Depressive symptoms and impaired physical function were common and long-lasting during the first 2 years following acute lung injury (ALI), according to a Johns Hopkins University School of Medicine [removed]study[/removed] published in the American Journal of Respiratory and Critical Care Medicine. The findings showed that depressive symptoms were an independent risk factor for impaired physical function.

The study included a total of 186 mechanically ventilated patients with ALI, with follow-up at 3, 6, 12, and 24 months following injury. Outcome measures included the Hospital Anxiety and Depression Scale (HADS), with a score ≥8 indicating depressive symptoms, and dependencies in instrument activities of daily living (IADLs), with ≥2 impairments indicating impaired physical function.

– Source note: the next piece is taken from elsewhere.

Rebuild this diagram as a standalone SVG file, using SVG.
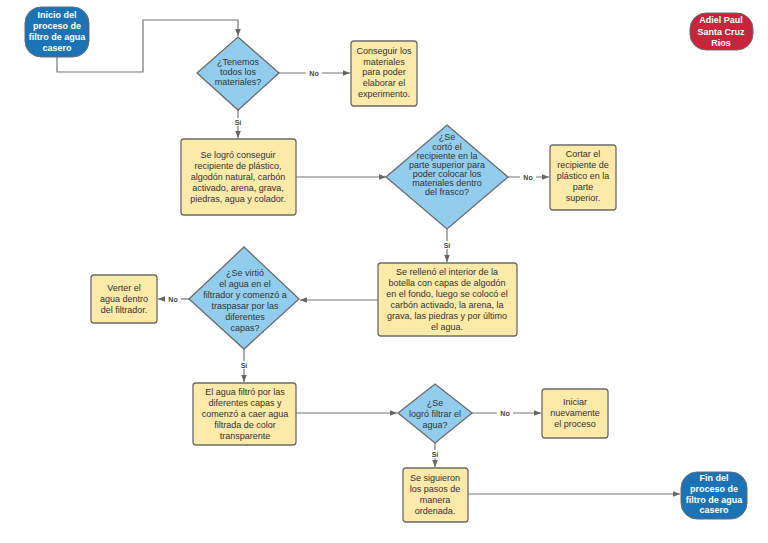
<svg xmlns="http://www.w3.org/2000/svg" width="768" height="543" viewBox="0 0 768 543">
<defs>
<marker id="ah" viewBox="0 0 10 10" refX="10" refY="5" markerWidth="7" markerHeight="7" markerUnits="userSpaceOnUse" orient="auto">
<path d="M0,1 L10,5 L0,9 z" fill="#666"/>
</marker>
<style>
.box{fill:#FDE9A8;stroke:#6b6b6b;stroke-width:1.3}
.dia{fill:#92CDEE;stroke:#6b6b6b;stroke-width:1.3}
.term{fill:#1B73B5;stroke:#6b6b6b;stroke-width:1}
.red{fill:#C8243A;stroke:#6b6b6b;stroke-width:1}
.t{font-family:"Liberation Sans",Arial,sans-serif;font-size:9px;fill:#333;text-anchor:middle;dominant-baseline:central}
.tw{font-family:"Liberation Sans",Arial,sans-serif;font-size:9px;font-weight:bold;fill:#fff;text-anchor:middle;dominant-baseline:central}
.c{fill:none;stroke:#777;stroke-width:1.2}
.lb{font-family:"Liberation Sans",Arial,sans-serif;font-size:7px;font-weight:bold;fill:#444;text-anchor:middle;dominant-baseline:central}
.lbg{fill:#fff}
</style>
</defs>
<rect width="768" height="543" fill="#fff"/>

<g id="connectors">
<path class="c" d="M57,57 V72 H143 V20 H238 V36" marker-end="url(#ah)"/>
<path class="c" d="M279,73 H350" marker-end="url(#ah)"/>
<path class="c" d="M238,110 V138" marker-end="url(#ah)"/>
<path class="c" d="M296,177 H386" marker-end="url(#ah)"/>
<path class="c" d="M508,177 H549" marker-end="url(#ah)"/>
<path class="c" d="M447,229 V262" marker-end="url(#ah)"/>
<path class="c" d="M378,300 H300" marker-end="url(#ah)"/>
<path class="c" d="M189,299 H158" marker-end="url(#ah)"/>
<path class="c" d="M244,349 V382" marker-end="url(#ah)"/>
<path class="c" d="M296,413 H397" marker-end="url(#ah)"/>
<path class="c" d="M472,413 H541" marker-end="url(#ah)"/>
<path class="c" d="M435,443 V467" marker-end="url(#ah)"/>
<path class="c" d="M468,494 H680" marker-end="url(#ah)"/>
<rect class="lbg" x="306" y="69" width="16" height="8"/><text class="lb" x="314" y="73">No</text>
<rect class="lbg" x="232" y="118" width="12" height="8"/><text class="lb" x="238" y="122">Sí</text>
<rect class="lbg" x="520" y="173" width="16" height="8"/><text class="lb" x="528" y="177">No</text>
<rect class="lbg" x="441" y="241" width="12" height="8"/><text class="lb" x="447" y="245">Sí</text>
<rect class="lbg" x="165" y="295" width="16" height="8"/><text class="lb" x="173" y="299">No</text>
<rect class="lbg" x="238" y="361" width="12" height="8"/><text class="lb" x="244" y="365">Sí</text>
<rect class="lbg" x="497" y="409" width="16" height="8"/><text class="lb" x="505" y="413">No</text>
<rect class="lbg" x="429" y="450" width="12" height="8"/><text class="lb" x="435" y="454">Sí</text>
</g>

<g id="inicio">
<rect class="term" x="25" y="7" width="64" height="50" rx="16"/>
<text class="tw" x="57" y="15">Inicio del</text>
<text class="tw" x="57" y="26">proceso de</text>
<text class="tw" x="57" y="37">filtro de agua</text>
<text class="tw" x="57" y="48">casero</text>
</g>

<g id="autor">
<rect class="red" x="690" y="13" width="63" height="37" rx="16"/>
<text class="tw" x="721" y="20">Adiel Paul</text>
<text class="tw" x="721" y="32">Santa Cruz</text>
<text class="tw" x="721" y="43">Rios</text>
</g>

<g id="d1">
<polygon class="dia" points="238,37 279,73 238,110 197,73"/>
<text class="t" x="238" y="62">¿Tenemos</text>
<text class="t" x="238" y="72">todos los</text>
<text class="t" x="238" y="82">materiales?</text>
</g>

<g id="conseguir">
<rect class="box" x="351" y="41" width="66" height="65" rx="3"/>
<text class="t" x="384" y="51">Conseguir los</text>
<text class="t" x="384" y="62">materiales</text>
<text class="t" x="384" y="72">para poder</text>
<text class="t" x="384" y="83">elaborar el</text>
<text class="t" x="384" y="94">experimento.</text>
</g>

<g id="logro">
<rect class="box" x="181" y="139" width="115" height="76" rx="3"/>
<text class="t" x="238" y="155">Se logró conseguir</text>
<text class="t" x="238" y="166">recipiente de plástico,</text>
<text class="t" x="238" y="177">algodón natural, carbón</text>
<text class="t" x="238" y="188">activado, arena, grava,</text>
<text class="t" x="238" y="199">piedras, agua y colador.</text>
</g>

<g id="d2">
<polygon class="dia" points="447,125 508,177 447,229 386,177"/>
<text class="t" x="447" y="137">¿Se</text>
<text class="t" x="447" y="146.5">cortó el</text>
<text class="t" x="447" y="155.5">recipiente en la</text>
<text class="t" x="447" y="164.5">parte superior para</text>
<text class="t" x="447" y="173.5">poder colocar los</text>
<text class="t" x="447" y="183">materiales dentro</text>
<text class="t" x="447" y="192">del frasco?</text>
</g>

<g id="cortar">
<rect class="box" x="550" y="145" width="66" height="65" rx="3"/>
<text class="t" x="583" y="154">Cortar el</text>
<text class="t" x="583" y="165">recipiente de</text>
<text class="t" x="583" y="176">plástico en la</text>
<text class="t" x="583" y="187">parte</text>
<text class="t" x="583" y="198">superior.</text>
</g>

<g id="relleno">
<rect class="box" x="378" y="263" width="139" height="73" rx="3"/>
<text class="t" x="447" y="272">Se rellenó el interior de la</text>
<text class="t" x="447" y="283">botella con capas de algodón</text>
<text class="t" x="447" y="294">en el fondo, luego se colocó el</text>
<text class="t" x="447" y="305">carbón activado, la arena, la</text>
<text class="t" x="447" y="316">grava, las piedras y por último</text>
<text class="t" x="447" y="327">el agua.</text>
</g>

<g id="d3">
<polygon class="dia" points="244,247 299,299 244,349 189,299"/>
<text class="t" x="245" y="273">¿Se virtió</text>
<text class="t" x="245" y="284">el agua en el</text>
<text class="t" x="245" y="295">filtrador y comenzó a</text>
<text class="t" x="245" y="306">traspasar por las</text>
<text class="t" x="245" y="317">diferentes</text>
<text class="t" x="245" y="328">capas?</text>
</g>

<g id="verter">
<rect class="box" x="91" y="275" width="66" height="48" rx="3"/>
<text class="t" x="124" y="288">Verter el</text>
<text class="t" x="124" y="299">agua dentro</text>
<text class="t" x="124" y="310">del filtrador.</text>
</g>

<g id="filtro">
<rect class="box" x="193" y="383" width="103" height="62" rx="3"/>
<text class="t" x="245" y="392">El agua filtró por las</text>
<text class="t" x="245" y="403">diferentes capas y</text>
<text class="t" x="245" y="414">comenzó a caer agua</text>
<text class="t" x="245" y="425">filtrada de color</text>
<text class="t" x="245" y="436">transparente</text>
</g>

<g id="d4">
<polygon class="dia" points="435,384 472,413 435,443 398,413"/>
<text class="t" x="435" y="403">¿Se</text>
<text class="t" x="435" y="414">logró filtrar el</text>
<text class="t" x="435" y="425">agua?</text>
</g>

<g id="iniciar">
<rect class="box" x="542" y="389" width="66" height="49" rx="3"/>
<text class="t" x="575" y="402">Iniciar</text>
<text class="t" x="575" y="413">nuevamente</text>
<text class="t" x="575" y="424">el proceso</text>
</g>

<g id="siguieron">
<rect class="box" x="403" y="468" width="65" height="54" rx="3"/>
<text class="t" x="435" y="478">Se siguieron</text>
<text class="t" x="435" y="489">los pasos de</text>
<text class="t" x="435" y="500">manera</text>
<text class="t" x="435" y="511">ordenada.</text>
</g>

<g id="fin">
<rect class="term" x="681" y="472" width="66" height="47" rx="16"/>
<text class="tw" x="714" y="478">Fin del</text>
<text class="tw" x="714" y="489">proceso de</text>
<text class="tw" x="714" y="499.5">filtro de agua</text>
<text class="tw" x="714" y="510">casero</text>
</g>
</svg>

The cumulative 2-year incidence of depressive symptoms among the 147 patients without baseline depression was 40%, and the cumulative incidence of impaired physical function among the 112 patients without baseline impaired physical function was 66%. Incidence rates were highest at 3-month follow-up and declined thereafter. The modal (most common) durations were >21 months for each outcome.

In multivariable analyses, education ≤12 years was significantly associated with incident depressive symptoms, and depressive symptoms at last follow-up were significantly associated with incident impaired physical function.

The researchers concede that there were some limitations to the study. Depressive symptoms were measured using a self-report questionnaire, not psychiatric diagnoses. Baseline depression was identified from medical records, which may have led to some inaccuracy regarding patients’ baseline mood states. Lastly, the possible effects of treatment of depression or impaired physical function were not considered, and instances of depressive symptoms or impaired physical function that occurred but resolved may have been missed.

Still, the researchers contend that early identification and treatment of depressive symptoms should be evaluated as part of these patients’ comprehensive rehabilitation to determine if intervention would improve both mood states and physical functioning.